Agile, Flow, or Product Operating Model

There are a lot of offerings out there for how to achieve rapid, small delivery with embedded feedback loops in an iterative, incremental way to manage uncertainty, reduce risk, and improve maneuverability. Lately there is a lot of focus on flow, and some are presenting what they call a “product operating model.”

I don’t care what we call it. The concepts underpinning any attempt to achieve desired business outcomes is the same. We know what will reduce risk, reduce defects, increase the pace of learning, lower cost to build, lower cost to own, and result in building the right thing.

– Small batch work
– Controlled work in process
– Managed variability
– Decentralization
– Job sequencing
– Cadence
– Transparency
– Short, small planning

You have no choice. To improve delivery, you have to manage these or you will increase costs and risks.

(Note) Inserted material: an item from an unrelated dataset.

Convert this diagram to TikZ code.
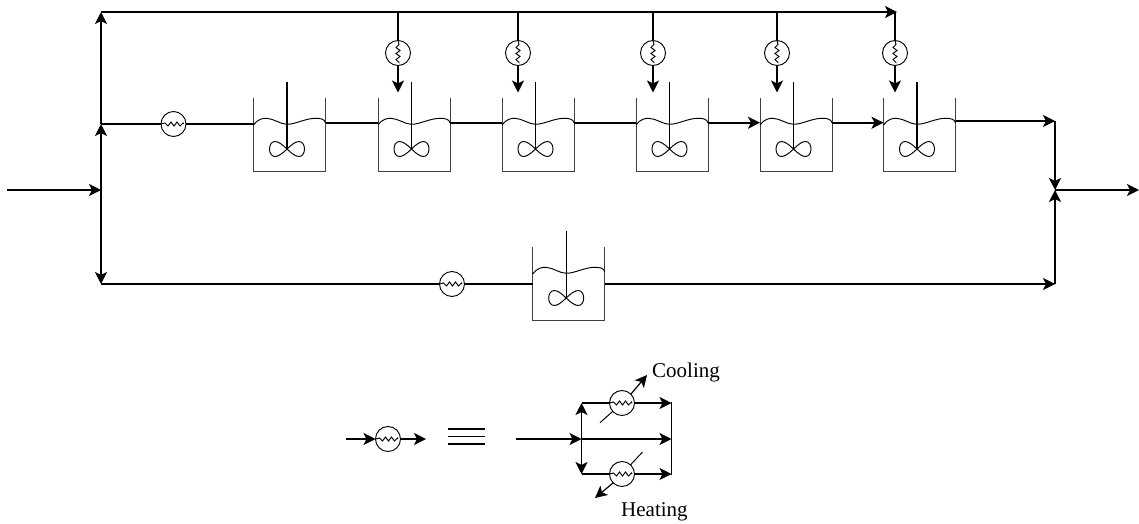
\documentclass[tikz,border=0pt]{standalone}
\usepackage{fontspec}
\setmainfont{Liberation Serif}
\usetikzlibrary{arrows.meta,calc}
\tikzset{
  x=1pt,y=-1pt,
  pipe/.style={line width=1.7pt,line cap=butt},
  flow/.style={pipe,-{Stealth[length=12pt,width=12pt,inset=3pt]}},
  thinline/.style={line width=0.95pt,black!75},
  hxnode/.style={circle,draw,line width=0.95pt,fill=white,minimum size=25pt,inner sep=0pt,outer sep=0pt},
  tanknode/.style={rectangle,minimum width=72pt,minimum height=73pt,inner sep=0pt,outer sep=0pt},
  lab/.style={font=\fontsize{21}{24}\selectfont,inner sep=0pt,anchor=base west},
}
% horizontal exchanger: name, x, y
\newcommand{\hxh}[3]{%
  \node[hxnode] (#1) at (#2,#3) {};
  \draw[line width=0.95pt] ($(#1)+(-12.5,0)$) -- ++(4,-1) -- ++(3,3) -- ++(3,-4) -- ++(3,4) -- ++(3,-4) -- ++(3,4) -- ++(3,-3) -- ++(0.5,1);
}
% vertical exchanger: name, x, y
\newcommand{\hxv}[3]{%
  \node[hxnode] (#1) at (#2,#3) {};
  \draw[line width=0.95pt] ($(#1)+(0,-12.5)$) -- ++(1,4) -- ++(-3,3) -- ++(4,3) -- ++(-4,3) -- ++(4,3) -- ++(-4,3) -- ++(3,3) -- ++(0,-1);
}
% stirred tank: name, left x, top y
\newcommand{\tankunit}[3]{%
  \node[tanknode,anchor=north west] (#1) at (#2,#3) {};
  \draw[thinline] (#1.north west) -- (#1.south west) -- (#1.south east) -- (#1.north east);
  \begin{scope}[shift={(#2,#3)}]
    \coordinate (#1l) at (0,24.7);
    \coordinate (#1r) at (72,24.7);
    \draw[line width=0.95pt] (0,27) .. controls (4,21) and (10,20) .. (13,20.3)
       .. controls (20,20.5) and (27,26.3) .. (33.5,26.3)
       .. controls (42,26.3) and (52,20.3) .. (62,20.3)
       .. controls (67,20.3) and (71,21) .. (72,24.7);
    \draw[line width=1.4pt] (33.5,-16) -- (33.5,51);
    \begin{scope}[shift={(33.5,51)}]
      \draw[line width=0.95pt] (0,0) .. controls (-5,-5) and (-9,-7.5) .. (-12,-7.5)
        .. controls (-15.5,-7.5) and (-17.5,-4) .. (-17.5,0)
        .. controls (-17.5,4) and (-15.5,7.5) .. (-12,7.5)
        .. controls (-9,7.5) and (-5,5) .. (0,0)
        .. controls (5,-5) and (9,-7.5) .. (12,-7.5)
        .. controls (15.5,-7.5) and (17.5,-4) .. (17.5,0)
        .. controls (17.5,4) and (15.5,7.5) .. (12,7.5)
        .. controls (9,7.5) and (5,5) .. (0,0);
    \end{scope}
  \end{scope}
}
\begin{document}
\begin{tikzpicture}
\useasboundingbox (0,0) rectangle (1139,523);
% junctions
\coordinate (in) at (7,190);
\coordinate (jm) at (101,190);
\coordinate (jb) at (101,284);
\coordinate (ja) at (101,124);
\coordinate (jt) at (101,12);
\coordinate (te) at (897,12);
\coordinate (rt) at (1055,121);
\coordinate (rb) at (1055,284);
\coordinate (rm) at (1055,190);
\coordinate (out) at (1139,190);
% tanks
\tankunit{ta}{253.5}{98}
\tankunit{tb}{378}{98}
\tankunit{tc}{502}{98}
\tankunit{td}{636}{98}
\tankunit{te1}{760}{98}
\tankunit{tf}{883.5}{98}
\tankunit{tg}{532.7}{247}
% exchangers
\hxh{ha}{173.5}{124}
\hxh{hg}{452}{284}
\foreach \n/\x in {1/398,2/518,3/653,4/777,5/895}{
  \coordinate (bt\n) at (\x,12);
  \coordinate (bd\n) at (\x,92.5);
  \hxv{hv\n}{\x}{53}
  \draw[pipe] (bt\n) -- (hv\n.north);
  \draw[flow] (hv\n.south) -- (bd\n);
}
% main lines
\draw[flow] (in) -- (jm);
\draw[flow] (jm) -- (ja);
\draw[flow] (jm) -- (jb);
\draw[flow] (ja) -- (jt);
\draw[flow] (jt) -- (te);
\draw[pipe] (ja) -- (ha);
\draw[pipe] (ha) -- (ta.west |- ha);
\draw[pipe] (tar) -- (tbl);
\draw[pipe] (tbr) -- (tcl);
\draw[pipe] (tcr) -- (tdl);
\draw[flow] (tdr) -- (te1l);
\draw[flow] (te1r) -- (tfl);
\draw[flow] (tf.east |- rt) -- (rt);
\draw[flow] (rt) -- (rm);
\draw[flow] (rb) -- (rm);
\draw[flow] (rm) -- (out);
\draw[pipe] (jb) -- (hg);
\draw[pipe] (hg) -- (tg.west |- hg);
\draw[flow] (tg.east |- rb) -- (rb);
% legend left
\coordinate (la) at (346,439);
\coordinate (lb) at (426,439);
\hxh{hl}{388}{439}
\draw[flow] (la) -- (hl);
\draw[flow] (hl) -- (lb);
\coordinate (e1a) at (448,429); \coordinate (e1b) at (485,429);
\coordinate (e2a) at (448,436.5); \coordinate (e2b) at (485,436.5);
\coordinate (e3a) at (448,444); \coordinate (e3b) at (485,444);
\draw[pipe] (e1a) -- (e1b);
\draw[pipe] (e2a) -- (e2b);
\draw[pipe] (e3a) -- (e3b);
% legend right
\coordinate (sin) at (516,439);
\coordinate (sj) at (581.5,439);
\coordinate (sjt) at (581.5,403);
\coordinate (sjb) at (581.5,474);
\coordinate (srt) at (671.5,403);
\coordinate (srm) at (671.5,439);
\coordinate (srb) at (671.5,474);
\draw[flow] (sin) -- (sj);
\draw[flow] (sj) -- (sjt);
\draw[flow] (sj) -- (sjb);
\draw[flow] (sj) -- (srm);
\hxh{hc}{622}{403}
\hxh{hh}{622}{474}
\draw[pipe] (sjt) -- (hc);
\draw[pipe] (sjb) -- (hh);
\draw[flow] (hc) -- (srt);
\draw[flow] (hh) -- (srb);
\draw[pipe] (srt) ++(0,-1) -- ($(srb)+(0,1)$);
\coordinate (cs) at (600,422.7);
\coordinate (ce) at (647,375);
\coordinate (hs) at (642.5,452);
\coordinate (he) at (595,498);
\draw[line width=0.95pt] (cs) -- (hc);
\draw[line width=0.95pt] (hs) -- (hh);
\draw[line width=1.2pt,-{Stealth[length=12pt,width=12pt,inset=3pt]}] (hc.45) -- (ce);
\draw[line width=1.2pt,-{Stealth[length=12pt,width=12pt,inset=3pt]}] (hh.225) -- (he);
\node[lab] (cool) at (652,377) {Cooling};
\node[lab] (heat) at (621,516) {Heating};
\end{tikzpicture}
\end{document}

Most large companies still do software development in projects. They have a feature set they want to release, and they bundle those features together under an idea. The project is named, it is proposed, discussed, approved, funded, and then sent to someone to build and release it.

The problem is not that it doesn’t work. It does work. Software is built and released.

The main problem with project-based approaches in IT is it is porting a construction industry approach from its context of low-uncertainty to software development which is frequently high uncertainty. Far horizon planning and large batch work will always slow the cadence of learning and increase risk. Interruptions increase as cycle time increases. As work-in-process increases, priorities become meaningless and delivery slows. Putting features together into a bundle and working them all together causes batching which leads to most of the delivery problems organizations experience.

We wrongly believe that uncertainty can be planned away, which leads to the waste of planning many features in large batches and attempting to deliver them all at once—an approach that has likely cost the industry trillions through unwanted ideas, war rooms formed to support complex defect investigations, and expensive change control processes that ultimately result in rework.

This result isn’t surprising for businesses that believed that magical ceremonies and sprints would control costs and improve sales.